Attendu que, sur le fondement de l'article L. 331-1-3 alinéa 2 du Code de la propriété intellectuelle dont l'application est demandée par la partie lésée " à titre d'alternative ", la SARL Symaps Atlantique est en droit d'obtenir la réparation forfaitaire de son préjudice résultant des faits de contrefaçon de droits d'auteur commis jusqu'au jour où la cour d'appel statue ; que la SARL Symaps Atlantique fixe le chiffre de sa demande (150 000 euro) par référence " aux droits de reproduction et de représentation des droits attachés au logo créé par Symaps pour Smatis " en visant l'utilisation du logo dans des campagnes d'affichage (4 X 3), dans des spots télévisuels, sur les enseignes des établissements de la société Smatis France, sur des objets publicitaires (gadgets, stylos), il s'agit donc " des redevances ou droits qui auraient été dus si l'auteur de l'atteinte avait demandé l'autorisation d'utiliser le droit auquel il a été porté atteinte " ; qu'il convient, en l'état de la persistance de l'utilisation protéiforme du logotype, de fixer les dommages et intérêts en considération des droits ou redevances éludés, à la somme de 55 000 euro ; que cette indemnisation est exclusive d'une indemnisation au titre du préjudice moral ;

Attendu que le jugement attaqué mérite confirmation en ses autres dispositions pour ces motifs et ceux non contraires des premiers juges, conformément à l'article 955 du Code de procédure civile ;

Attendu que l'équité commande de faire application de l'article 700 du Code de procédure civile ; que la partie tenue aux dépens devra payer à l'autre une somme de 4 500 euro au titre des frais exposés et non compris dans les dépens ;

LA COUR, statuant par arrêt contradictoire, prononcé par sa mise à disposition au greffe de la Cour d'appel d'Aix-en-Provence à la date indiquée à l'issue des débats, conformément à l'article 450 alinéa 2 du Code de procédure civile, Reçoit l'appel de la société Smatis France comme régulier en la forme.

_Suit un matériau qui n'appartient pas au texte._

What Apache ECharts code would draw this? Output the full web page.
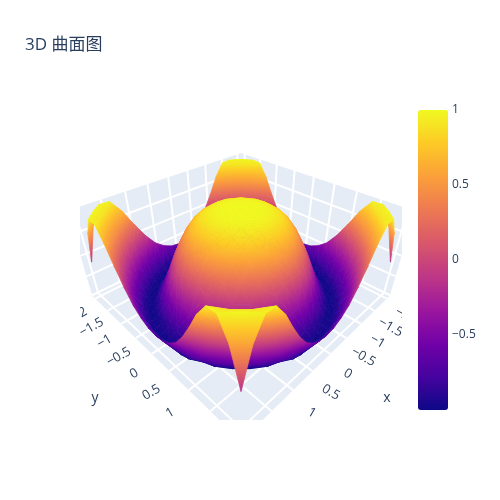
<!DOCTYPE html>
<html>
<head>
<meta charset="utf-8">
<script src="https://cdn.jsdelivr.net/npm/echarts@6/dist/echarts.min.js"></script>
<style>
html,body{margin:0;padding:0;background:#fff}
#main{width:500px;height:500px}
</style>
</head>
<body>
<div id="main"></div>
<script>
var xValues = [-2, -1.8, -1.6, -1.4, -1.2, -1, -0.8, -0.6, -0.4, -0.2, 0, 0.2, 0.4, 0.6, 0.8, 1, 1.2, 1.4, 1.6, 1.8, 2];
var yValues = [-2, -1.8, -1.6, -1.4, -1.2, -1, -0.8, -0.6, -0.4, -0.2, 0, 0.2, 0.4, 0.6, 0.8, 1, 1.2, 1.4, 1.6, 1.8, 2];
// zValues[y][x]
var zValues = [
  [-0.15, 0.58, 0.96, 0.95, 0.67, 0.28, -0.07, -0.35, -0.52, -0.62, -0.65, -0.62, -0.52, -0.35, -0.07, 0.28, 0.67, 0.95, 0.96, 0.58, -0.15],
  [0.58, 0.98, 0.89, 0.47, -0.03, -0.46, -0.74, -0.90, -0.97, -0.99, -1.00, -0.99, -0.97, -0.90, -0.74, -0.46, -0.03, 0.47, 0.89, 0.98, 0.58],
  [0.96, 0.89, 0.40, -0.19, -0.65, -0.91, -1.00, -0.98, -0.91, -0.86, -0.84, -0.86, -0.91, -0.98, -1.00, -0.91, -0.65, -0.19, 0.40, 0.89, 0.96],
  [0.95, 0.47, -0.19, -0.71, -0.97, -0.98, -0.86, -0.68, -0.52, -0.42, -0.38, -0.42, -0.52, -0.68, -0.86, -0.98, -0.97, -0.71, -0.19, 0.47, 0.95],
  [0.67, -0.03, -0.65, -0.97, -0.97, -0.76, -0.49, -0.23, -0.03, 0.09, 0.13, 0.09, -0.03, -0.23, -0.49, -0.76, -0.97, -0.97, -0.65, -0.03, 0.67],
  [0.28, -0.46, -0.91, -0.98, -0.76, -0.42, -0.07, 0.21, 0.40, 0.51, 0.54, 0.51, 0.40, 0.21, -0.07, -0.42, -0.76, -0.98, -0.91, -0.46, 0.28],
  [-0.07, -0.74, -1.00, -0.86, -0.49, -0.07, 0.29, 0.54, 0.70, 0.78, 0.80, 0.78, 0.70, 0.54, 0.29, -0.07, -0.49, -0.86, -1.00, -0.74, -0.07],
  [-0.35, -0.90, -0.98, -0.68, -0.23, 0.21, 0.54, 0.75, 0.87, 0.92, 0.94, 0.92, 0.87, 0.75, 0.54, 0.21, -0.23, -0.68, -0.98, -0.90, -0.35],
  [-0.52, -0.97, -0.91, -0.52, -0.03, 0.40, 0.70, 0.87, 0.95, 0.98, 0.99, 0.98, 0.95, 0.87, 0.70, 0.40, -0.03, -0.52, -0.91, -0.97, -0.52],
  [-0.62, -0.99, -0.86, -0.42, 0.09, 0.51, 0.78, 0.92, 0.98, 1.00, 1.00, 1.00, 0.98, 0.92, 0.78, 0.51, 0.09, -0.42, -0.86, -0.99, -0.62],
  [-0.65, -1.00, -0.84, -0.38, 0.13, 0.54, 0.80, 0.94, 0.99, 1.00, 1.00, 1.00, 0.99, 0.94, 0.80, 0.54, 0.13, -0.38, -0.84, -1.00, -0.65],
  [-0.62, -0.99, -0.86, -0.42, 0.09, 0.51, 0.78, 0.92, 0.98, 1.00, 1.00, 1.00, 0.98, 0.92, 0.78, 0.51, 0.09, -0.42, -0.86, -0.99, -0.62],
  [-0.52, -0.97, -0.91, -0.52, -0.03, 0.40, 0.70, 0.87, 0.95, 0.98, 0.99, 0.98, 0.95, 0.87, 0.70, 0.40, -0.03, -0.52, -0.91, -0.97, -0.52],
  [-0.35, -0.90, -0.98, -0.68, -0.23, 0.21, 0.54, 0.75, 0.87, 0.92, 0.94, 0.92, 0.87, 0.75, 0.54, 0.21, -0.23, -0.68, -0.98, -0.90, -0.35],
  [-0.07, -0.74, -1.00, -0.86, -0.49, -0.07, 0.29, 0.54, 0.70, 0.78, 0.80, 0.78, 0.70, 0.54, 0.29, -0.07, -0.49, -0.86, -1.00, -0.74, -0.07],
  [0.28, -0.46, -0.91, -0.98, -0.76, -0.42, -0.07, 0.21, 0.40, 0.51, 0.54, 0.51, 0.40, 0.21, -0.07, -0.42, -0.76, -0.98, -0.91, -0.46, 0.28],
  [0.67, -0.03, -0.65, -0.97, -0.97, -0.76, -0.49, -0.23, -0.03, 0.09, 0.13, 0.09, -0.03, -0.23, -0.49, -0.76, -0.97, -0.97, -0.65, -0.03, 0.67],
  [0.95, 0.47, -0.19, -0.71, -0.97, -0.98, -0.86, -0.68, -0.52, -0.42, -0.38, -0.42, -0.52, -0.68, -0.86, -0.98, -0.97, -0.71, -0.19, 0.47, 0.95],
  [0.96, 0.89, 0.40, -0.19, -0.65, -0.91, -1.00, -0.98, -0.91, -0.86, -0.84, -0.86, -0.91, -0.98, -1.00, -0.91, -0.65, -0.19, 0.40, 0.89, 0.96],
  [0.58, 0.98, 0.89, 0.47, -0.03, -0.46, -0.74, -0.90, -0.97, -0.99, -1.00, -0.99, -0.97, -0.90, -0.74, -0.46, -0.03, 0.47, 0.89, 0.98, 0.58],
  [-0.15, 0.58, 0.96, 0.95, 0.67, 0.28, -0.07, -0.35, -0.52, -0.62, -0.65, -0.62, -0.52, -0.35, -0.07, 0.28, 0.67, 0.95, 0.96, 0.58, -0.15]
];
var xTicks = [-2, -1.5, -1, -0.5, 0, 0.5, 1, 1.5, 2];
var yTicks = [-2, -1.5, -1, -0.5, 0, 0.5, 1, 1.5, 2];
var zTicks = [-1, -0.5, 0, 0.5, 1];
var plasma = ['#0d0887', '#46039f', '#7201a8', '#9c179e', '#bd3786', '#d8576b', '#ed7953', '#fb9f3a', '#fdca26', '#f0f921'];

var Z_MIN = -1, Z_MAX = 1;
// scene box (axis ranges are padded a little past the data) and camera
var XY_RANGE = 2.125, Z_RANGE = 1.011;
var SXY = 1 / XY_RANGE, SZ = 0.453;
var EYE_XY = 1.901, EYE_Z = 1.832;
var TEXT = '#2a3f5f';
var FONT = '"Open Sans", "Noto Sans CJK SC", sans-serif';

var CAM_K = 2 * EYE_XY * EYE_XY + EYE_Z * EYE_Z;
var CAM_M = Math.sqrt(CAM_K);
var CAM_N = Math.sqrt(2 * EYE_Z * EYE_Z + 4 * EYE_XY * EYE_XY);

// 3D data point -> perspective plane [u, v, depth]
function toView(x, y, z) {
  var X = x * SXY, Y = y * SXY, Z = z * SZ;
  var xc = (Y - X) / Math.SQRT2;
  var yc = (2 * EYE_XY * Z - EYE_Z * (X + Y)) / CAM_N;
  var zc = (CAM_K - EYE_XY * (X + Y) - EYE_Z * Z) / CAM_M;
  return [xc / zc, yc / zc, zc];
}
function px(api, p) {
  var v = toView(p[0], p[1], p[2]);
  return api.coord([v[0], v[1]]);
}

function hexRgb(h) {
  return [parseInt(h.substr(1, 2), 16), parseInt(h.substr(3, 2), 16), parseInt(h.substr(5, 2), 16)];
}
function colorAt(v) {
  var t = (v - Z_MIN) / (Z_MAX - Z_MIN);
  t = Math.max(0, Math.min(1, t));
  var n = plasma.length - 1, pos = t * n, k = Math.min(n - 1, Math.floor(pos)), f = pos - k;
  var a = hexRgb(plasma[k]), b = hexRgb(plasma[k + 1]);
  return 'rgb(' + Math.round(a[0] + (b[0] - a[0]) * f) + ',' + Math.round(a[1] + (b[1] - a[1]) * f) + ',' + Math.round(a[2] + (b[2] - a[2]) * f) + ')';
}
function triFill(pts, zs, flat) {
  var lo = Math.min(zs[0], zs[1], zs[2]), hi = Math.max(zs[0], zs[1], zs[2]);
  var e1x = pts[1][0] - pts[0][0], e1y = pts[1][1] - pts[0][1];
  var e2x = pts[2][0] - pts[0][0], e2y = pts[2][1] - pts[0][1];
  var det = e1x * e2y - e1y * e2x;
  if (Math.abs(det) < 0.05 || hi - lo < 1e-4) return flat;
  var dz1 = zs[1] - zs[0], dz2 = zs[2] - zs[0];
  var gx = (dz1 * e2y - e1y * dz2) / det, gy = (e1x * dz2 - dz1 * e2x) / det;
  var g2 = gx * gx + gy * gy;
  if (g2 < 1e-12) return flat;
  var a = (lo - zs[0]) / g2, b = (hi - zs[0]) / g2;
  var stops = [{offset: 0, color: colorAt(lo)}];
  var n = plasma.length - 1;
  for (var k = 1; k < n; k++) {
    var v = Z_MIN + (Z_MAX - Z_MIN) * k / n;
    if (v > lo && v < hi) stops.push({offset: (v - lo) / (hi - lo), color: plasma[k]});
  }
  stops.push({offset: 1, color: colorAt(hi)});
  return new echarts.graphic.LinearGradient(
    pts[0][0] + gx * a, pts[0][1] + gy * a, pts[0][0] + gx * b, pts[0][1] + gy * b, stops, true);
}

// split each cell along the diagonal whose two ends are closest in value
function triVerts(j, i, t) {
  var a = zValues[i][j], b = zValues[i][j + 1], c = zValues[i + 1][j + 1], d = zValues[i + 1][j];
  if (Math.abs(a - c) <= Math.abs(b - d)) {
    return t === 0 ? [[j, i], [j + 1, i], [j + 1, i + 1]] : [[j, i], [j + 1, i + 1], [j, i + 1]];
  }
  return t === 0 ? [[j, i], [j + 1, i], [j, i + 1]] : [[j + 1, i], [j + 1, i + 1], [j, i + 1]];
}

// surface triangles, far ones first
var tris = [];
for (var i = 0; i < yValues.length - 1; i++) {
  for (var j = 0; j < xValues.length - 1; j++) {
    for (var t = 0; t < 2; t++) {
      var vs = triVerts(j, i, t), sx = 0, sy = 0, sz = 0;
      vs.forEach(function (v) { sx += xValues[v[0]]; sy += yValues[v[1]]; sz += zValues[v[1]][v[0]]; });
      tris.push([j, i, t, sz / 3, toView(sx / 3, sy / 3, sz / 3)[2]]);
    }
  }
}
tris.sort(function (a, b) { return b[4] - a[4]; });

function renderSurface(params, api) {
  var vs = triVerts(api.value(0), api.value(1), api.value(2));
  var pts = [], zs = [];
  vs.forEach(function (v) {
    var z = zValues[v[1]][v[0]];
    pts.push(px(api, [xValues[v[0]], yValues[v[1]], z]));
    zs.push(z);
  });
  var fill = triFill(pts, zs, api.visual('color'));
  return {type: 'polygon', shape: {points: pts}, style: {fill: fill, stroke: fill, lineWidth: 0.8, lineJoin: 'round'}};
}

function renderBox(params, api) {
  var x0 = -XY_RANGE, x1 = XY_RANGE, y0 = -XY_RANGE, y1 = XY_RANGE, z0 = -Z_RANGE, z1 = Z_RANGE;
  var planes = [
    [[x0, y0, z0], [x1, y0, z0], [x1, y0, z1], [x0, y0, z1]],
    [[x0, y0, z0], [x0, y1, z0], [x0, y1, z1], [x0, y0, z1]],
    [[x0, y0, z0], [x1, y0, z0], [x1, y1, z0], [x0, y1, z0]]
  ];
  var segs = [];
  xTicks.forEach(function (v) {
    segs.push([[v, y0, z0], [v, y0, z1]]);
    segs.push([[v, y0, z0], [v, y1, z0]]);
  });
  yTicks.forEach(function (v) {
    segs.push([[x0, v, z0], [x0, v, z1]]);
    segs.push([[x0, v, z0], [x1, v, z0]]);
  });
  zTicks.forEach(function (v) {
    segs.push([[x0, y0, v], [x1, y0, v]]);
    segs.push([[x0, y0, v], [x0, y1, v]]);
  });
  var children = planes.map(function (pl) {
    return {type: 'polygon', shape: {points: pl.map(function (p) { return px(api, p); })}, style: {fill: '#E5ECF6'}};
  });
  segs.forEach(function (s) {
    var a = px(api, s[0]), b = px(api, s[1]);
    children.push({type: 'line', shape: {x1: a[0], y1: a[1], x2: b[0], y2: b[1]}, style: {stroke: '#fff', lineWidth: 2}});
  });
  return {type: 'group', children: children};
}

function fmt(v) { return (v < 0 ? '\u2212' : '') + Math.abs(v); }

var labelItems = [];
xTicks.forEach(function (v) { labelItems.push([0, v]); });
yTicks.forEach(function (v) { labelItems.push([1, v]); });
labelItems.push([2, 0], [3, 0]);

function renderLabels(params, api) {
  var kind = api.value(0), v = api.value(1), p, text, rot = 0, size = 13;
  var far = 2.497, zl = -1.201, farT = 3.177, zT = -1.159;
  if (kind === 0) { p = px(api, [v, far, zl]); text = fmt(v); rot = -Math.PI / 6; }
  else if (kind === 1) { p = px(api, [far, v, zl]); text = fmt(v); rot = Math.PI / 6; }
  else if (kind === 2) { p = px(api, [0, farT, zT]); text = 'x'; size = 14; }
  else { p = px(api, [farT, 0, zT]); text = 'y'; size = 14; }
  return {
    type: 'text', x: p[0], y: p[1], rotation: rot,
    style: {text: text, fill: TEXT, font: size + 'px ' + FONT, align: 'center', verticalAlign: 'middle',
      textAlign: 'center', textVerticalAlign: 'middle'}
  };
}

var chart = echarts.init(document.getElementById('main'));
chart.setOption({
  animation: false,
  backgroundColor: '#fff',
  title: {
    text: '3D 曲面图', left: 25, top: 35, padding: 0,
    textStyle: {fontSize: 17, fontWeight: 'normal', color: TEXT, fontFamily: FONT, lineHeight: 20}
  },
  grid: [
    {left: 80, top: 100, width: 322, height: 320},
    {left: 418, top: 110, width: 30, height: 300}
  ],
  xAxis: [
    {type: 'value', min: -0.43592, max: 0.43576, show: false},
    {type: 'value', gridIndex: 1, show: false, min: 0, max: 1}
  ],
  yAxis: [
    {type: 'value', min: -0.44440, max: 0.42187, show: false},
    {
      type: 'value', gridIndex: 1, position: 'right', min: Z_MIN, max: Z_MAX, interval: 0.5,
      axisLine: {show: false}, axisTick: {show: false}, splitLine: {show: false},
      axisLabel: {margin: 4, color: TEXT, fontSize: 12, fontFamily: FONT,
        formatter: function (v) { return v === Z_MIN ? '' : fmt(v); }}
    }
  ],
  visualMap: {
    type: 'continuous', min: Z_MIN, max: Z_MAX, dimension: 3, seriesIndex: 1,
    left: 418, top: 110, itemWidth: 30, itemHeight: 300, padding: 0,
    calculable: false, hoverLink: false, text: null, showLabel: false,
    inRange: {color: plasma}
  },
  series: [
    {type: 'custom', name: 'box', clip: true, z: 1, silent: true, data: [[0, 0]], renderItem: renderBox},
    {type: 'custom', name: 'surface', clip: true, z: 2, silent: true, data: tris, renderItem: renderSurface},
    {type: 'custom', name: 'labels', clip: true, z: 3, silent: true, data: labelItems, renderItem: renderLabels}
  ]
});
</script>
</body>
</html>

Au fond, confirme le jugement déféré en toutes ses dispositions, sauf à élever le montant des dommages et intérêts à la somme de 55 000 euro sur le fondement de l'article L. 331-1-3 alinéa 2 du Code de la propriété intellectuelle et à modifier le fondement de cette condamnation. Y ajoutant, condamne la société Smatis France à porter et payer à la SARL Symaps Atlantique la somme de 4 500 euro au titre de l'article 700 du Code de procédure civile, en cause d'appel. Condamne la société Smatis France aux entiers dépens de l'instance, conformément aux articles 696 et 699 du Code de procédure civile, avec, le cas échéant, s'ils en ont fait la demande, le droit pour les représentants des parties de recouvrer directement contre la (ou les) partie(s) condamnée (s) ceux des dépens dont ils ont fait l'avance sans avoir reçu provision.